In fact, Paul said girls barely into puberty compete to see who’ll get married first.

“It’s like a joke and it’s so nice to them to say it out, proudly, ‘I’m going to be married to a 30-year-old boy and he’s mine!’”

But it’s not a joke. The NGO worker pointed out that the next she hears about the girls is that they’ve been infected with HIV by their husbands, who usually have many other sexual partners elsewhere.

No sex education

Paul insisted that there’s “purposeful ignorance” of contraception in the Zidindi district. “There are free condoms at the clinics but no one uses them. The girls are scared the men will leave them if they insist to use condoms. The men say you don’t eat sweets with the papers on….”

She said parents do not talk about sex with their children. “When you’re talking about even contraceptives, (the parents) say, ‘Oh, not in front of me, oh, not in front of me.’”

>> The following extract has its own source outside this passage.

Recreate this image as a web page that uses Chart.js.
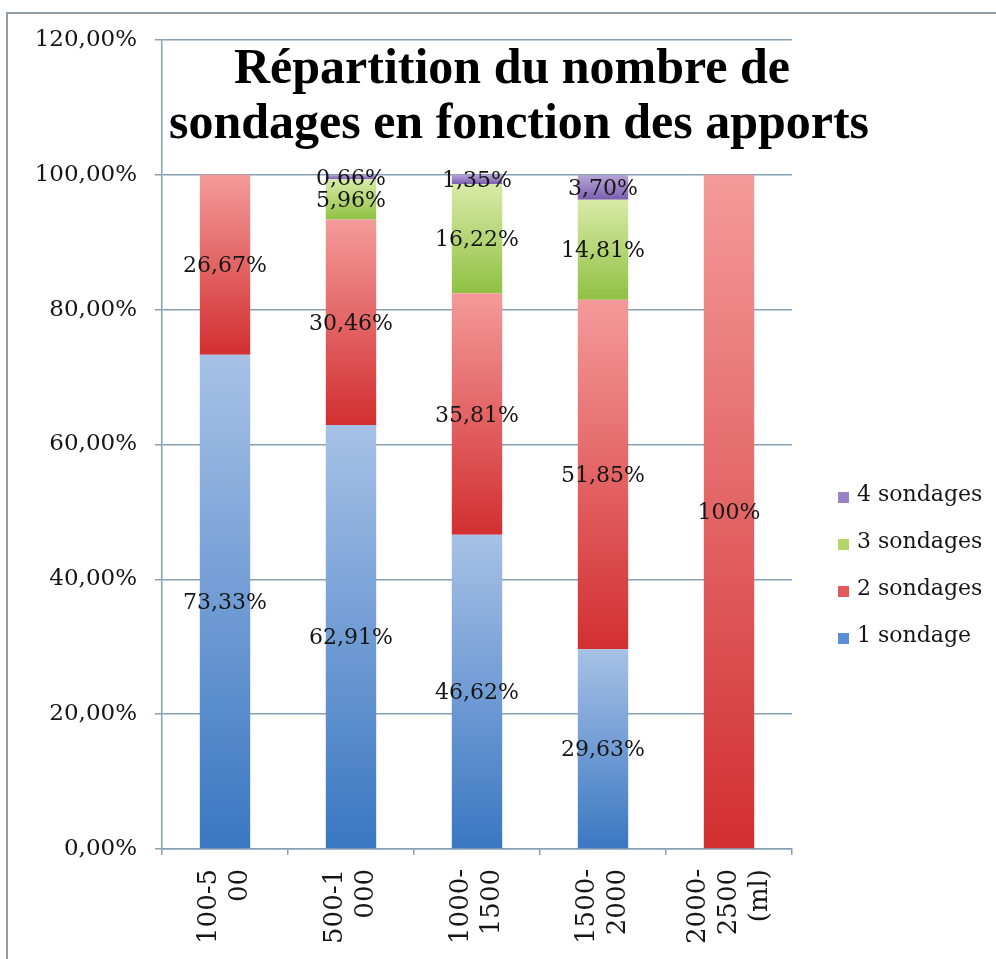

Paul said she’s confronted with intense resistance when trying to give sex education in the district. “I try to talk about sex with the youngsters here; it’s no good, because of the parents and the grandparents. They block me. I will ask a 15-year-old girl who I know is having sex for her family planning card. Then the mother will intervene, screaming, ‘Hayi! (No!) Don’t come here to my house and talk about such things! Get out!’”

According to Paul, an attitude of “simply ignoring that something bad is happening” has long fueled teen pregnancies in areas like Zidindi.

It’s a conspiracy of ignorance that she once fought to defeat with furious “shouts and screams.”

These days, however, she feels as if she’s merely adding to the weight of silence around the issue. “I am losing my voice,” she acknowledged, while dejectedly ambling away from yet another counseling session.